Mind you, I did all long range force stuff which is difficult to work with over multiple nodes at the best of times.

radarsat1 - 6 hours ago

Why haven't Nvidia developed a TPU yet?

gregorygoc - 13 hours ago

It’s mind boggling why this resource has not been provided by NVIDIA yet. It reached the point that 3rd parties reverse engineer and summarize NV hardware to a point it becomes an actually useful mental model.

What are the actual incentives at NVIDIA? If it’s all about marketing they’re doing great, but I have some doubts about engineering culture.

einpoklum - 7 hours ago

We should remember that these structural diagrams are _not_ necessarily what NVIDIA actually has as hardware. They carefully avoid guaranteeing that any of the entities or blocks you see in the diagrams actually _exist_. It is still just a mental model NVIDIA offers for us to think about their GPUs, and more specifically the SMs, rather than a simplified circuit layout.

For example, we don't know how many actual functional units an SM has; we don't know if the "tensor core" even _exists_ as a piece of hardware, or whether there's just some kind of orchestration of other functional units; and IIRC we don't know what exactly happens at the sub-warp level w.r.t. issuing and such.

aanet - 17 hours ago

Fantastic resource! Thanks for posting it here.

- 16 hours ago
[deleted]
akshaydatazip - 13 hours ago

Thanks for the really thorough research on that . Right what I wanted for my morning coffee

tucnak - 12 hours ago

This post is a great illustration why TPU's lend more nicely towards homogenous computing: yes, there's systolic array limitations (not good for sparsity) but all things considering, bandwidth doesn't change as your cluster ever so larger grows. It's a shame Google is not interested in selling this hardware: if they were available, it would open the door to compute-in-network capabilities far beyond what's currently available; by combining non-homogenous topologies involving various FPGA solutions, i.e. with Alveo V80 exposing 4x800G NIC's.
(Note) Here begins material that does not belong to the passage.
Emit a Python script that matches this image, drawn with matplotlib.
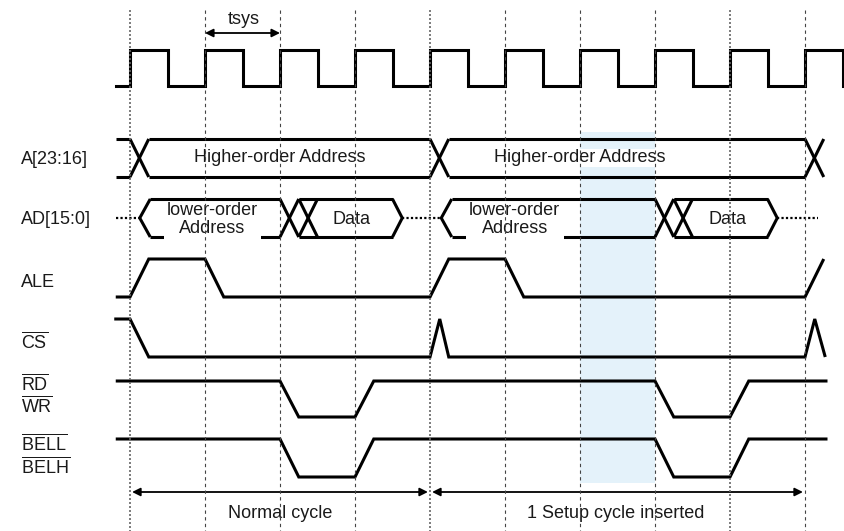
# timing diagram - normal bus cycle vs cycle with 1 setup cycle inserted

import matplotlib.pyplot as plt

plt.rcParams['font.family'] = ['Liberation Sans', 'DejaVu Sans']
plt.rcParams['mathtext.fontset'] = 'custom'
plt.rcParams['mathtext.rm'] = 'Liberation Sans'

# time unit = one clock period (tsys), 0 = first rising edge
CLK_T = [-0.19, 0, 0.5, 1, 1.5, 2, 2.5, 3, 3.5, 4, 4.5, 5, 5.5, 6, 6.5, 7, 7.5, 8, 8.5, 9, 9.5]
CLK_V = [0, 1, 0, 1, 0, 1, 0, 1, 0, 1, 0, 1, 0, 1, 0, 1, 0, 1, 0, 1, 0]

ALE_T = [-0.19, 0, 0.25, 1, 1.25, 4, 4.25, 5, 5.25, 9, 9.25]
ALE_V = [0, 0, 1, 1, 0, 0, 1, 1, 0, 0, 1]

CS_T = [-0.21, 0, 0.25, 4, 4.13, 4.25, 9, 9.13, 9.27]
CS_V = [1, 1, 0, 0, 1, 0, 0, 1, 0]

RDWR_T = [-0.19, 2, 2.25, 3, 3.25, 7, 7.25, 8, 8.25, 9.3]
RDWR_V = [1, 1, 0, 0, 1, 1, 0, 0, 1, 1]

BEL_T = [-0.19, 2, 2.25, 3, 3.25, 7, 7.25, 8, 8.25, 9.3]
BEL_V = [1, 1, 0, 0, 1, 1, 0, 0, 1, 1]

# bus A[23:16]
A_SEGMENTS = [(-0.19, 0), (0.25, 4), (4.25, 9)]
A_CROSSES = [0, 4, 9]
A_LABELS = ['Higher-order Address', 'Higher-order Address']
A_LABEL_T = [2.0, 6.0]

# bus AD[15:0]
AD_SEGMENTS = [(0.27, 2.0), (2.25, 3.5), (4.29, 7.0), (7.25, 8.5)]
AD_CROSSES = [2.0, 2.25, 7.0, 7.25]
AD_OPEN = [0.13, 4.15]
AD_CLOSE = [3.5, 8.5]
AD_FLOAT = [(-0.19, 0.13), (3.63, 4.15), (8.63, 9.17)]
AD_LABELS = ['lower-order\nAddress', 'Data', 'lower-order\nAddress', 'Data']
AD_LABEL_T = [1.1, 2.95, 5.13, 7.96]

SIGNAL_NAMES = ['A[23:16]', 'AD[15:0]', 'ALE', r'$\overline{\mathrm{CS}}$',
                r'$\overline{\mathrm{RD}}$', r'$\overline{\mathrm{WR}}$',
                r'$\overline{\mathrm{BELL}}$', r'$\overline{\mathrm{BELH}}$']
NAME_BASELINE = [164, 224, 287, 348, 390, 412, 450, 473]

GRID_T = [0, 1, 2, 3, 4, 5, 6, 7, 8, 9]
SETUP_CYCLE = (6, 7)
CYCLES = [(0, 4, 'Normal cycle', 2.0), (4, 9, '1 Setup cycle inserted', 6.47)]

# pixel rows (y goes down), high / low level
ROW = {
    'clk': (50, 86),
    'a': (139, 177),
    'ad': (199, 237),
    'ale': (259, 297),
    'cs': (319, 357),
    'rdwr': (381, 417),
    'bel': (439, 477),
}

LW = 2.2
INK = '#000000'
TXT = '#1a1a1a'
NAME_X = (21 - 130) / 75

fig = plt.figure(figsize=(8.45, 5.31), dpi=100)
ax = fig.add_axes([0, 0, 1, 1])
ax.set_xlim(-130 / 75, 715 / 75)
ax.set_ylim(531, 0)
ax.axis('off')


def level(row, values):
    hi, lo = ROW[row]
    return [lo + v * (hi - lo) for v in values]


def line(xs, ys, **kw):
    kw.setdefault('color', INK)
    kw.setdefault('lw', LW)
    ax.plot(xs, ys, solid_capstyle='butt', solid_joinstyle='miter', **kw)


# dashed clock grid
for t in GRID_T:
    if t in (0, 4, 8):
        ax.plot([t, t], [10, 531], color='#666666', lw=1.2, ls=(0, (1.2, 1.2)), zorder=6)
    else:
        ax.plot([t, t], [10, 531], color='#444444', lw=0.8, ls=(0, (3, 3)), zorder=6)

# shaded setup cycle
ax.fill_between(SETUP_CYCLE, 132, 483, color='#e4f2fa', lw=0, zorder=0)

# clock
ax.step(CLK_T, level('clk', CLK_V), where='post', color=INK, lw=LW,
        solid_joinstyle='miter')
ax.annotate('', xy=(2, 33), xytext=(1, 33),
            arrowprops=dict(arrowstyle='<|-|>', color=INK, lw=1.3,
                            mutation_scale=12, shrinkA=0, shrinkB=0))
ax.text(1.52, 20, 'tsys', ha='center', va='center', fontsize=13, color=TXT)

# plain signals
line(ALE_T, level('ale', ALE_V))
line(CS_T, level('cs', CS_V))
line(RDWR_T, level('rdwr', RDWR_V))
line(BEL_T, level('bel', BEL_V))

# A bus
top, bot = ROW['a']
for a, b in A_SEGMENTS:
    line([a, b], [top, top])
    line([a, b], [bot, bot])
for c in A_CROSSES:
    line([c, c + 0.25], [top, bot])
    line([c, c + 0.25], [bot, top])
for lab, t in zip(A_LABELS, A_LABEL_T):
    ax.text(t, (top + bot) / 2, lab, ha='center', va='center', fontsize=13, color=TXT,
            bbox=dict(fc='white', ec='none', pad=0.5))

# AD bus - top edge drawn above the labels, bottom edge below them
top, bot = ROW['ad']
mid = (top + bot) / 2
for a, b in AD_SEGMENTS:
    line([a, b], [top, top], zorder=5)
    line([a, b], [bot, bot])
for c in AD_CROSSES:
    line([c, c + 0.25], [top, bot])
    line([c, c + 0.25], [bot, top])
for c in AD_OPEN:
    line([c + 0.14, c, c + 0.14], [top, mid, bot])
for c in AD_CLOSE:
    line([c, c + 0.13, c], [top, mid, bot])
for a, b in AD_FLOAT:
    ax.plot([a, b], [mid, mid], color=INK, lw=1.6, ls=(0, (1, 1)))
for lab, t in zip(AD_LABELS, AD_LABEL_T):
    ax.text(t, mid + 1.5, lab, ha='center', va='center', fontsize=13, color=TXT,
            linespacing=1.1, bbox=dict(fc='white', ec='none', pad=2.5))

# signal names
for name, yb in zip(SIGNAL_NAMES, NAME_BASELINE):
    ax.text(NAME_X, yb, name, ha='left', va='baseline', fontsize=13, color=TXT)

# cycle arrows
for a, b, lab, t in CYCLES:
    ax.annotate('', xy=(b, 492), xytext=(a, 492),
                arrowprops=dict(arrowstyle='<|-|>', color=INK, lw=1.3,
                                mutation_scale=12, shrinkA=1.5, shrinkB=1.5))
    ax.text(t, 513, lab, ha='center', va='center', fontsize=13, color=TXT)

plt.savefig('out.png', dpi=100)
Also: it's a shame Google doesn't talk about how they use TPU's outside of LLM.

porridgeraisin - 2 days ago

A short addition that pre-volta nvidia GPUs were SIMD like TPUs are, and not SIMT which post-volta nvidia GPUs are.

evrennetwork - 9 hours ago

[dead]

tomhow - 13 hours ago

Discussion of original series:

How to scale your model: A systems view of LLMs on TPUs - https://news.ycombinator.com/item?id=42936910 - Feb 2025 (30 comments)

varelse - 4 hours ago

[dead]

business_liveit - 5 hours ago

so, Why didn't Nvidia developed a TPU yet?